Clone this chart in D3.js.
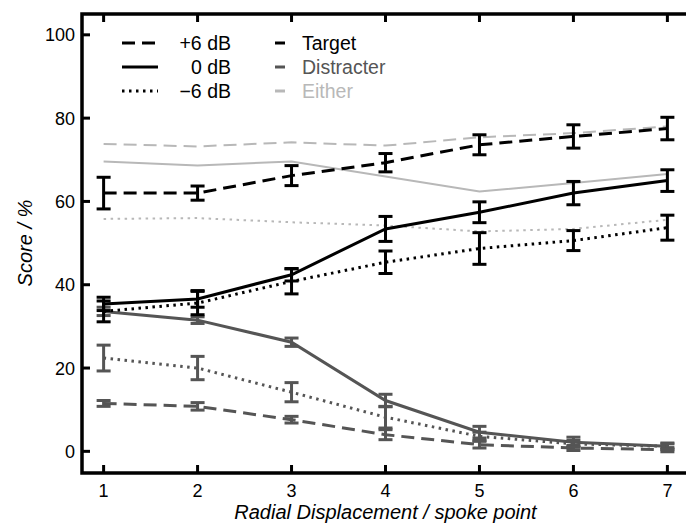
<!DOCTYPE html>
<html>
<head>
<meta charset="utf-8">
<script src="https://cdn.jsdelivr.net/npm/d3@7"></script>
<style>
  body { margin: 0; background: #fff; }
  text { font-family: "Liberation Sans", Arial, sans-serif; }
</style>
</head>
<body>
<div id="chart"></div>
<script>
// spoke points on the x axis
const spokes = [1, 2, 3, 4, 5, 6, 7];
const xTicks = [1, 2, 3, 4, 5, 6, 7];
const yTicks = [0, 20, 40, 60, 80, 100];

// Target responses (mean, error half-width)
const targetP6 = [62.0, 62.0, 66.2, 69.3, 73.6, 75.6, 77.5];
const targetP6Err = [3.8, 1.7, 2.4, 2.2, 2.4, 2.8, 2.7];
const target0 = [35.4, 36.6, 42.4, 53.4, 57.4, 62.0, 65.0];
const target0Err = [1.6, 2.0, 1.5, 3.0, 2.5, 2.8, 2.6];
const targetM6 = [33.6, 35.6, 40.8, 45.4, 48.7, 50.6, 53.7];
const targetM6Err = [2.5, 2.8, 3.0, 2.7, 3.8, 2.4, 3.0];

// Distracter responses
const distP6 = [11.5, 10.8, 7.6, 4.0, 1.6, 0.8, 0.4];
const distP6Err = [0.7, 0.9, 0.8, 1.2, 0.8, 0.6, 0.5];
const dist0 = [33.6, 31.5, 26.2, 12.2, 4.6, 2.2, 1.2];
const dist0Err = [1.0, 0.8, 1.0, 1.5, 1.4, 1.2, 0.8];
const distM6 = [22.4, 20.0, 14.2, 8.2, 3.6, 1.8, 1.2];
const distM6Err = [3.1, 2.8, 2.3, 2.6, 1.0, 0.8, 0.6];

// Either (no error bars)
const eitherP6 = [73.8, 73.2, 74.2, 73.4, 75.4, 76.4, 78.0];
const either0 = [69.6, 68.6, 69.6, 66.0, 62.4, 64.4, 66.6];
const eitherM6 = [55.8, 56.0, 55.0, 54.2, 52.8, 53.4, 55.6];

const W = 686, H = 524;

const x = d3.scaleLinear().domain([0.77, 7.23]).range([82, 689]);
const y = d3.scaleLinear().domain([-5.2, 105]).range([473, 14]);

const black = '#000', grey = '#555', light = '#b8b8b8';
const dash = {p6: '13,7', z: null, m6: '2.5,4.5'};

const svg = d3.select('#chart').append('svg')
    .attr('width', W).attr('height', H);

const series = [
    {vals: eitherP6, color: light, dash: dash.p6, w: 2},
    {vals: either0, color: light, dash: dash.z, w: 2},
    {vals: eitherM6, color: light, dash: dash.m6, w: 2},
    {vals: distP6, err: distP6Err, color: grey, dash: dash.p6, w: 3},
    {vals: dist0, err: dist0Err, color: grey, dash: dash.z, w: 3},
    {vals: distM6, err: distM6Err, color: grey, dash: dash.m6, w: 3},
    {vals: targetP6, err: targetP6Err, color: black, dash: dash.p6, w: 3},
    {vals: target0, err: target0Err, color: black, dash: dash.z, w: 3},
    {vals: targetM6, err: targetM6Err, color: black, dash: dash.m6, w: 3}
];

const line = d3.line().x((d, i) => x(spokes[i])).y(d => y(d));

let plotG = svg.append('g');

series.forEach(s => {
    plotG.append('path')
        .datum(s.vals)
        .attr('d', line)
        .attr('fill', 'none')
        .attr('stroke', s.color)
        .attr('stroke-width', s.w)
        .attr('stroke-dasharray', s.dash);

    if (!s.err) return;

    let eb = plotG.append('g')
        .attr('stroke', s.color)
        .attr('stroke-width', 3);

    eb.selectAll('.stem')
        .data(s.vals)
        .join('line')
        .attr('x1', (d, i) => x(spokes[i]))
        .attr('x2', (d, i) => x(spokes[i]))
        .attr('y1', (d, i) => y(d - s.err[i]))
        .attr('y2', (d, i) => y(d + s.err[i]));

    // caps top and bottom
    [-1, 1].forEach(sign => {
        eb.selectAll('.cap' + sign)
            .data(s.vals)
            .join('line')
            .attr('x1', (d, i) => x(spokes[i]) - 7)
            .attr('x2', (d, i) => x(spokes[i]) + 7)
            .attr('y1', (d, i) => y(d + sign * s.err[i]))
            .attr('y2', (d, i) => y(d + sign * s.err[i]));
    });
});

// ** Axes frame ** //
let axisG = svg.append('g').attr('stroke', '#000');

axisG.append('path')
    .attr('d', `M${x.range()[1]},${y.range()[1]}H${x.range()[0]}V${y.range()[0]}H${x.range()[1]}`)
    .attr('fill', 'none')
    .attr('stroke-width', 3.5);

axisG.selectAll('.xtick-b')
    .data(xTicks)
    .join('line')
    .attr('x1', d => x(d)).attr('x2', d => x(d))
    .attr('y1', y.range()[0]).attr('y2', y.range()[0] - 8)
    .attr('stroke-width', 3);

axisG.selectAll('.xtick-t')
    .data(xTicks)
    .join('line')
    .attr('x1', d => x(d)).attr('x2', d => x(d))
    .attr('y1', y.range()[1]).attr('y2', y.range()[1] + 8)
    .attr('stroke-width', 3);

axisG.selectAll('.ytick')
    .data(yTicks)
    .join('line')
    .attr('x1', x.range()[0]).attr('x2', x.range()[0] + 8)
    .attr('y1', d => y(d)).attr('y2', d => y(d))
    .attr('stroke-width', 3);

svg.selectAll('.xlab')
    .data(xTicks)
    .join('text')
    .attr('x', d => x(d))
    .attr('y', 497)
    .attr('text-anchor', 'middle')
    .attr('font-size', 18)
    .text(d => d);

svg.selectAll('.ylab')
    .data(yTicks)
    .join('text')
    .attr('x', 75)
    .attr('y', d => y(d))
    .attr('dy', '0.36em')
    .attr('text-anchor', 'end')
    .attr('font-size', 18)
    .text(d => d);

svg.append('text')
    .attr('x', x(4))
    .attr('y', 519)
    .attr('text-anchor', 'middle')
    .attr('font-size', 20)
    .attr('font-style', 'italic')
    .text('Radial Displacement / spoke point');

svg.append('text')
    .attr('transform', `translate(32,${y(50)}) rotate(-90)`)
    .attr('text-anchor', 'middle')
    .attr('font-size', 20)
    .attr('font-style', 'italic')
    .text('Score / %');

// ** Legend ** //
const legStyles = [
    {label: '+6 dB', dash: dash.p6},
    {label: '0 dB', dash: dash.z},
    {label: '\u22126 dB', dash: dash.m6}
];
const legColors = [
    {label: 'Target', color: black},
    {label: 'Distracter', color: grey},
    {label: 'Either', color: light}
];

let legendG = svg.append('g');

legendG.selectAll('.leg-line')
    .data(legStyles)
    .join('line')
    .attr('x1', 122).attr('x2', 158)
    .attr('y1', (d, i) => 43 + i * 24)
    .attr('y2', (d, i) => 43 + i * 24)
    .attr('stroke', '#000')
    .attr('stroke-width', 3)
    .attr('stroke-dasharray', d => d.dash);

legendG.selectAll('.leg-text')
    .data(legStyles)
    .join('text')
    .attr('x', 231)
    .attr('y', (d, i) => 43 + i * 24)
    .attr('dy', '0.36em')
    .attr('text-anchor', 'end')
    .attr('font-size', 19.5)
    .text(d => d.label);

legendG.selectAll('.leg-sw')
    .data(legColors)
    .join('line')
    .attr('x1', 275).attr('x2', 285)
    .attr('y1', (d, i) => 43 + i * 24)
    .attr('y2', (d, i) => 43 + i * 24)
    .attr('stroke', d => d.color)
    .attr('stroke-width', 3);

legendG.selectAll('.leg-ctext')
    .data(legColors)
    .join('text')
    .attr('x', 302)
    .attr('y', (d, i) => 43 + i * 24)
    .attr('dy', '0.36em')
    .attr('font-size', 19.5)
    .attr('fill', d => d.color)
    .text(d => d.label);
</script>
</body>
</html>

□ □ □ □ □ □ □

◆ Set task ◆
Give all the lines above again, character for character, without pictures.

◆ Task output ◆
Clone this chart in D3.js.
<!DOCTYPE html>
<html>
<head>
<meta charset="utf-8">
<script src="https://cdn.jsdelivr.net/npm/d3@7"></script>
<style>
  body { margin: 0; background: #fff; }
  text { font-family: "Liberation Sans", Arial, sans-serif; }
</style>
</head>
<body>
<div id="chart"></div>
<script>
// spoke points on the x axis
const spokes = [1, 2, 3, 4, 5, 6, 7];
const xTicks = [1, 2, 3, 4, 5, 6, 7];
const yTicks = [0, 20, 40, 60, 80, 100];

// Target responses (mean, error half-width)
const targetP6 = [62.0, 62.0, 66.2, 69.3, 73.6, 75.6, 77.5];
const targetP6Err = [3.8, 1.7, 2.4, 2.2, 2.4, 2.8, 2.7];
const target0 = [35.4, 36.6, 42.4, 53.4, 57.4, 62.0, 65.0];
const target0Err = [1.6, 2.0, 1.5, 3.0, 2.5, 2.8, 2.6];
const targetM6 = [33.6, 35.6, 40.8, 45.4, 48.7, 50.6, 53.7];
const targetM6Err = [2.5, 2.8, 3.0, 2.7, 3.8, 2.4, 3.0];

// Distracter responses
const distP6 = [11.5, 10.8, 7.6, 4.0, 1.6, 0.8, 0.4];
const distP6Err = [0.7, 0.9, 0.8, 1.2, 0.8, 0.6, 0.5];
const dist0 = [33.6, 31.5, 26.2, 12.2, 4.6, 2.2, 1.2];
const dist0Err = [1.0, 0.8, 1.0, 1.5, 1.4, 1.2, 0.8];
const distM6 = [22.4, 20.0, 14.2, 8.2, 3.6, 1.8, 1.2];
const distM6Err = [3.1, 2.8, 2.3, 2.6, 1.0, 0.8, 0.6];

// Either (no error bars)
const eitherP6 = [73.8, 73.2, 74.2, 73.4, 75.4, 76.4, 78.0];
const either0 = [69.6, 68.6, 69.6, 66.0, 62.4, 64.4, 66.6];
const eitherM6 = [55.8, 56.0, 55.0, 54.2, 52.8, 53.4, 55.6];

const W = 686, H = 524;

const x = d3.scaleLinear().domain([0.77, 7.23]).range([82, 689]);
const y = d3.scaleLinear().domain([-5.2, 105]).range([473, 14]);

const black = '#000', grey = '#555', light = '#b8b8b8';
const dash = {p6: '13,7', z: null, m6: '2.5,4.5'};

const svg = d3.select('#chart').append('svg')
    .attr('width', W).attr('height', H);

const series = [
    {vals: eitherP6, color: light, dash: dash.p6, w: 2},
    {vals: either0, color: light, dash: dash.z, w: 2},
    {vals: eitherM6, color: light, dash: dash.m6, w: 2},
    {vals: distP6, err: distP6Err, color: grey, dash: dash.p6, w: 3},
    {vals: dist0, err: dist0Err, color: grey, dash: dash.z, w: 3},
    {vals: distM6, err: distM6Err, color: grey, dash: dash.m6, w: 3},
    {vals: targetP6, err: targetP6Err, color: black, dash: dash.p6, w: 3},
    {vals: target0, err: target0Err, color: black, dash: dash.z, w: 3},
    {vals: targetM6, err: targetM6Err, color: black, dash: dash.m6, w: 3}
];

const line = d3.line().x((d, i) => x(spokes[i])).y(d => y(d));

let plotG = svg.append('g');

series.forEach(s => {
    plotG.append('path')
        .datum(s.vals)
        .attr('d', line)
        .attr('fill', 'none')
        .attr('stroke', s.color)
        .attr('stroke-width', s.w)
        .attr('stroke-dasharray', s.dash);

    if (!s.err) return;

    let eb = plotG.append('g')
        .attr('stroke', s.color)
        .attr('stroke-width', 3);

    eb.selectAll('.stem')
        .data(s.vals)
        .join('line')
        .attr('x1', (d, i) => x(spokes[i]))
        .attr('x2', (d, i) => x(spokes[i]))
        .attr('y1', (d, i) => y(d - s.err[i]))
        .attr('y2', (d, i) => y(d + s.err[i]));

    // caps top and bottom
    [-1, 1].forEach(sign => {
        eb.selectAll('.cap' + sign)
            .data(s.vals)
            .join('line')
            .attr('x1', (d, i) => x(spokes[i]) - 7)
            .attr('x2', (d, i) => x(spokes[i]) + 7)
            .attr('y1', (d, i) => y(d + sign * s.err[i]))
            .attr('y2', (d, i) => y(d + sign * s.err[i]));
    });
});

// ** Axes frame ** //
let axisG = svg.append('g').attr('stroke', '#000');

axisG.append('path')
    .attr('d', `M${x.range()[1]},${y.range()[1]}H${x.range()[0]}V${y.range()[0]}H${x.range()[1]}`)
    .attr('fill', 'none')
    .attr('stroke-width', 3.5);

axisG.selectAll('.xtick-b')
    .data(xTicks)
    .join('line')
    .attr('x1', d => x(d)).attr('x2', d => x(d))
    .attr('y1', y.range()[0]).attr('y2', y.range()[0] - 8)
    .attr('stroke-width', 3);

axisG.selectAll('.xtick-t')
    .data(xTicks)
    .join('line')
    .attr('x1', d => x(d)).attr('x2', d => x(d))
    .attr('y1', y.range()[1]).attr('y2', y.range()[1] + 8)
    .attr('stroke-width', 3);

axisG.selectAll('.ytick')
    .data(yTicks)
    .join('line')
    .attr('x1', x.range()[0]).attr('x2', x.range()[0] + 8)
    .attr('y1', d => y(d)).attr('y2', d => y(d))
    .attr('stroke-width', 3);

svg.selectAll('.xlab')
    .data(xTicks)
    .join('text')
    .attr('x', d => x(d))
    .attr('y', 497)
    .attr('text-anchor', 'middle')
    .attr('font-size', 18)
    .text(d => d);

svg.selectAll('.ylab')
    .data(yTicks)
    .join('text')
    .attr('x', 75)
    .attr('y', d => y(d))
    .attr('dy', '0.36em')
    .attr('text-anchor', 'end')
    .attr('font-size', 18)
    .text(d => d);

svg.append('text')
    .attr('x', x(4))
    .attr('y', 519)
    .attr('text-anchor', 'middle')
    .attr('font-size', 20)
    .attr('font-style', 'italic')
    .text('Radial Displacement / spoke point');

svg.append('text')
    .attr('transform', `translate(32,${y(50)}) rotate(-90)`)
    .attr('text-anchor', 'middle')
    .attr('font-size', 20)
    .attr('font-style', 'italic')
    .text('Score / %');

// ** Legend ** //
const legStyles = [
    {label: '+6 dB', dash: dash.p6},
    {label: '0 dB', dash: dash.z},
    {label: '\u22126 dB', dash: dash.m6}
];
const legColors = [
    {label: 'Target', color: black},
    {label: 'Distracter', color: grey},
    {label: 'Either', color: light}
];

let legendG = svg.append('g');

legendG.selectAll('.leg-line')
    .data(legStyles)
    .join('line')
    .attr('x1', 122).attr('x2', 158)
    .attr('y1', (d, i) => 43 + i * 24)
    .attr('y2', (d, i) => 43 + i * 24)
    .attr('stroke', '#000')
    .attr('stroke-width', 3)
    .attr('stroke-dasharray', d => d.dash);

legendG.selectAll('.leg-text')
    .data(legStyles)
    .join('text')
    .attr('x', 231)
    .attr('y', (d, i) => 43 + i * 24)
    .attr('dy', '0.36em')
    .attr('text-anchor', 'end')
    .attr('font-size', 19.5)
    .text(d => d.label);

legendG.selectAll('.leg-sw')
    .data(legColors)
    .join('line')
    .attr('x1', 275).attr('x2', 285)
    .attr('y1', (d, i) => 43 + i * 24)
    .attr('y2', (d, i) => 43 + i * 24)
    .attr('stroke', d => d.color)
    .attr('stroke-width', 3);

legendG.selectAll('.leg-ctext')
    .data(legColors)
    .join('text')
    .attr('x', 302)
    .attr('y', (d, i) => 43 + i * 24)
    .attr('dy', '0.36em')
    .attr('font-size', 19.5)
    .attr('fill', d => d.color)
    .text(d => d.label);
</script>
</body>
</html>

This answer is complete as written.